- Film poster
- Directed by: Jules Arita Koostachin
- Written by: Jules Arita Koostachin Steve Neufeld
- Produced by: Jules Arita Koostachin
- Starring: Sera-Lys McArthur Matthew Kevin Anderson Renae Morrisseau
- Cinematography: Mike Bourquin
- Edited by: Lara Mazur
- Music by: Justin Delorme
- Production company: Visjuelles Production
- Distributed by: Motion 58
- Release date: October 2, 2024 (VIFF);
- Running time: 93 minutes
- Country: Canada
- Language: English

= Angela's Shadow =

2024 Canadian drama film by Jules Arita Koostachin

Angela's Shadow is a 2024 Canadian drama film, directed by Jules Arita Koostachin.

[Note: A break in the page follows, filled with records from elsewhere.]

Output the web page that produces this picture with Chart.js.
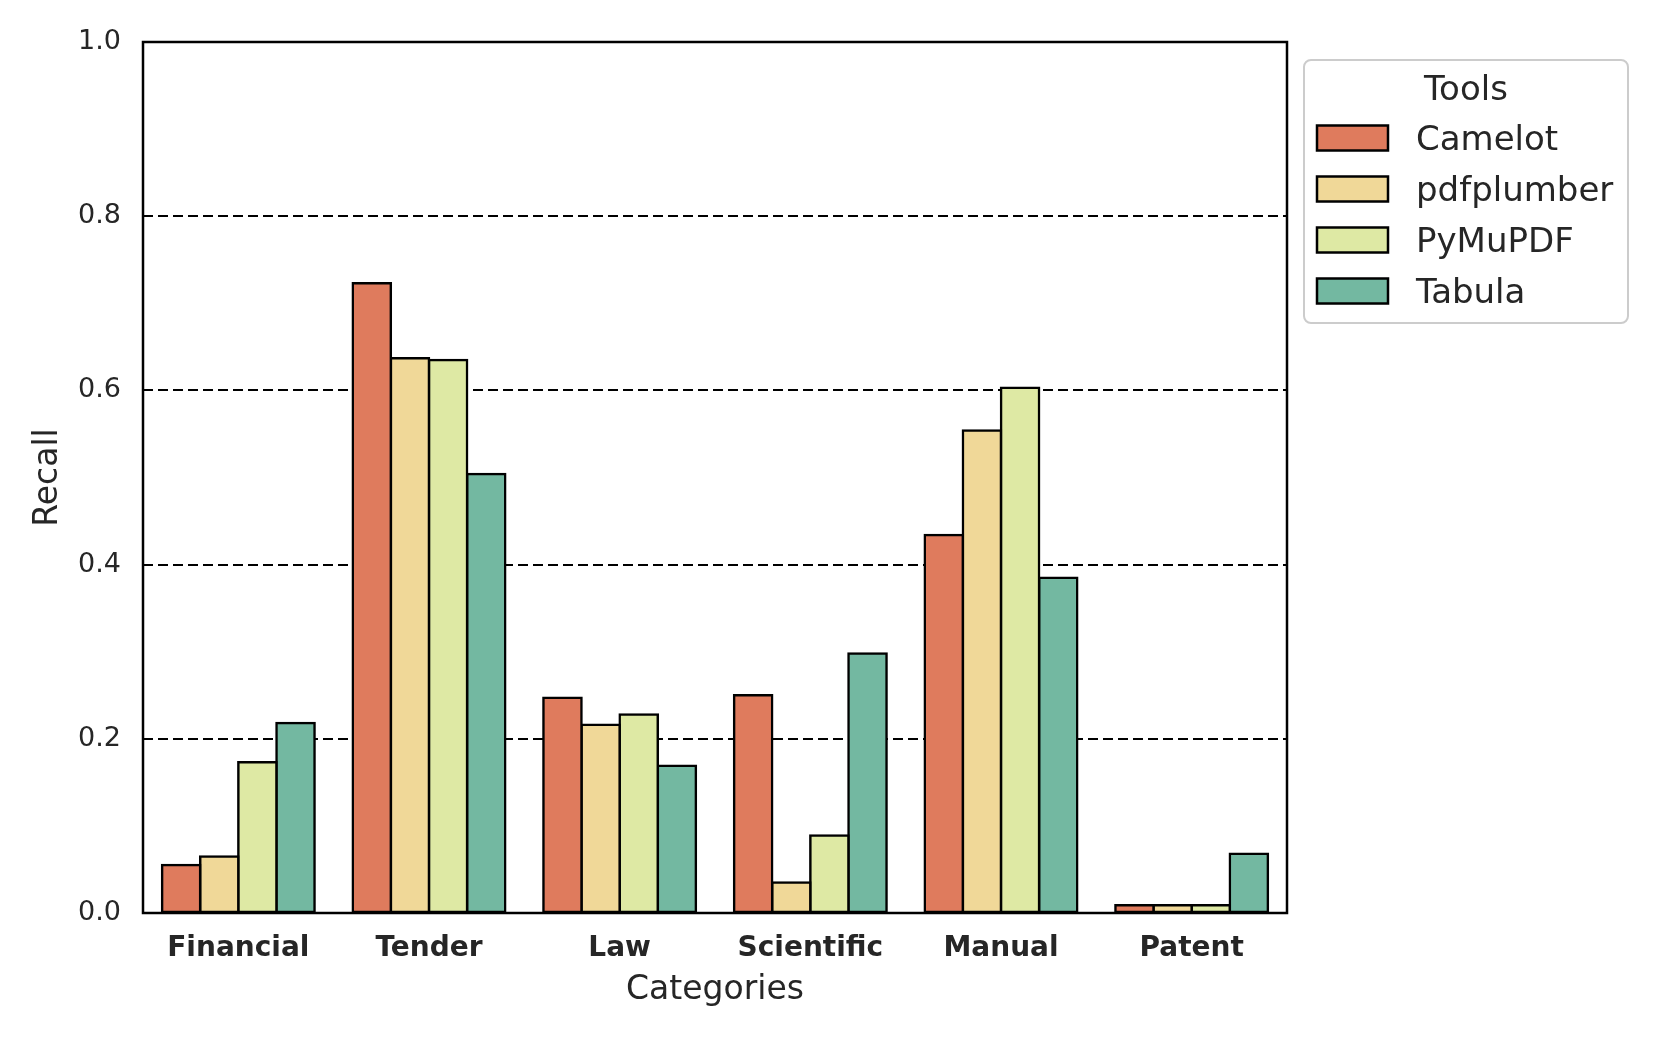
<!DOCTYPE html>
<html>
<head>
<meta charset="utf-8">
<script src="https://cdn.jsdelivr.net/npm/chart.js@4.4.1/dist/chart.umd.min.js"></script>
<style>
  body { margin: 0; background: #fff; }
  canvas { display: block; }
</style>
</head>
<body>
<canvas id="myChart" width="1661" height="1038"></canvas>
<script>
// recall per category
const categories = ["Financial", "Tender", "Law", "Scientific", "Manual", "Patent"];
const toolNames = ["Camelot", "pdfplumber", "PyMuPDF", "Tabula"];
const camelot = [0.055, 0.723, 0.247, 0.250, 0.434, 0.009];
const pdfplumber = [0.065, 0.637, 0.216, 0.035, 0.554, 0.009];
const pymupdf = [0.173, 0.635, 0.228, 0.089, 0.603, 0.009];
const tabula = [0.218, 0.504, 0.169, 0.298, 0.385, 0.068];
const yTicks = [0.0, 0.2, 0.4, 0.6, 0.8, 1.0];

const toolColors = ["#df7b5d", "#f0d898", "#dee9a4", "#73b8a1"];
const textColor = "#262626";
const fontFamily = "'DejaVu Sans', sans-serif";

const seriesValues = [camelot, pdfplumber, pymupdf, tabula];

// full black frame round the plot area
const framePlugin = {
  id: "frame",
  afterDatasetsDraw(chart) {
    const a = chart.chartArea;
    const ctx = chart.ctx;
    ctx.save();
    ctx.strokeStyle = "#000";
    ctx.lineWidth = 2.5;
    ctx.strokeRect(a.left, a.top, a.right - a.left, a.bottom - a.top);
    ctx.restore();
  }
};

// legend box drawn outside the axes, like matplotlib's bbox_to_anchor legend
const legendPlugin = {
  id: "sideLegend",
  afterDraw(chart) {
    const ctx = chart.ctx;
    const box = { x: 1304, y: 60, w: 324, h: 263 };
    ctx.save();
    ctx.fillStyle = "rgba(255,255,255,0.8)";
    ctx.strokeStyle = "#cccccc";
    ctx.lineWidth = 2;
    ctx.beginPath();
    ctx.roundRect(box.x, box.y, box.w, box.h, 7);
    ctx.fill();
    ctx.stroke();

    ctx.fillStyle = textColor;
    ctx.font = "34px " + fontFamily;
    ctx.textAlign = "center";
    ctx.textBaseline = "middle";
    ctx.fillText("Tools", box.x + box.w / 2, 91);

    ctx.textAlign = "left";
    chart.data.datasets.forEach((ds, i) => {
      const cy = 138 + i * 51;
      ctx.fillStyle = ds.backgroundColor;
      ctx.fillRect(1317, cy - 12.5, 71, 25);
      ctx.strokeStyle = "#000";
      ctx.lineWidth = 2.5;
      ctx.strokeRect(1317, cy - 12.5, 71, 25);
      ctx.fillStyle = textColor;
      ctx.fillText(ds.label, 1416, cy + 3);
    });
    ctx.restore();
  }
};

const ctx = document.getElementById("myChart").getContext("2d");
const chart = new Chart(ctx, {
  type: "bar",
  data: {
    labels: categories,
    datasets: toolNames.map((name, i) => ({
      label: name,
      data: seriesValues[i],
      backgroundColor: toolColors[i],
      borderColor: "#000",
      borderWidth: 2.5,
      borderSkipped: false,
      inflateAmount: 1.25,
      categoryPercentage: 0.8,
      barPercentage: 1.0
    }))
  },
  options: {
    responsive: false,
    devicePixelRatio: 1,
    animation: false,
    layout: { padding: { top: 42, right: 374, bottom: 0, left: 0 } },
    plugins: {
      legend: { display: false },
      tooltip: { enabled: false }
    },
    scales: {
      x: {
        afterFit: scale => { scale.height = 125; },
        grid: { display: false, drawTicks: false },
        border: { display: false },
        ticks: {
          color: textColor,
          padding: 19,
          font: { family: fontFamily, size: 28, weight: "bold" }
        },
        title: {
          display: true,
          text: "Categories",
          color: textColor,
          padding: { top: 0, bottom: 28 },
          font: { family: fontFamily, size: 33 }
        }
      },
      y: {
        min: 0,
        max: 1,
        afterFit: scale => { scale.width = 143; },
        afterBuildTicks: scale => { scale.ticks = yTicks.map(v => ({ value: v })); },
        grid: {
          drawTicks: false,
          color: c => (c.tick && (c.tick.value === 0 || c.tick.value === 1)) ? "rgba(0,0,0,0)" : "#000",
          lineWidth: 2
        },
        border: { display: false, dash: [10, 5] },
        ticks: {
          color: textColor,
          padding: 22,
          font: { family: fontFamily, size: 27 },
          callback: v => Number(v).toFixed(1)
        },
        title: {
          display: true,
          text: "Recall",
          color: textColor,
          padding: { top: 29, bottom: 0 },
          font: { family: fontFamily, size: 33 }
        }
      }
    }
  },
  plugins: [framePlugin, legendPlugin]
});
</script>
</body>
</html>
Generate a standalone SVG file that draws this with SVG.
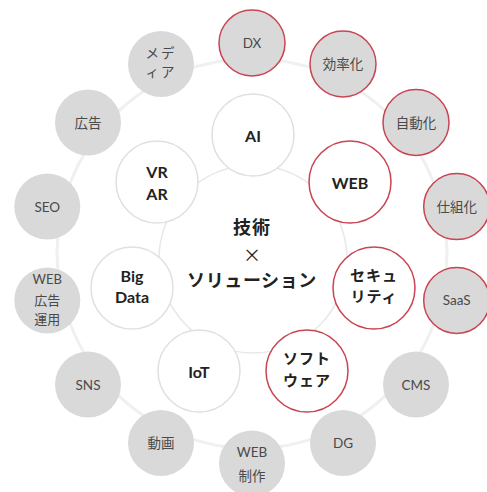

Set in the 1930s, the film stars Sera-Lys McArthur as Angela, a pregnant woman who travels with her husband Henry (Matthew Kevin Anderson) to a remote Cree community to visit her former childhood nanny Mary (Renae Morriseau); after being threatened by a shadowy figure, she learns the truth about her own previously unknown Cree heritage, and begins to deal with the impact of Henry's racist response to the prospect that his child will not be racially "pure".

The cast also includes Asivak Koostachin, Mahiigan Koostachin, David Lyle, Angie Nolan, Dustin McGladrey, Sierra Rose McRae, Stephen J.F. Walker, Justine Warrington, Rita Okimawinininew, Tapwewin Koostachin-Chakasim, Brooklyn Letexier-Hart, Erik Sikkerbol, Olivia Lucas and Rosie Johnnie-Mills in supporting roles.

The film premiered at the 2024 Vancouver International Film Festival, where it won the Audience Award for the Panorama program.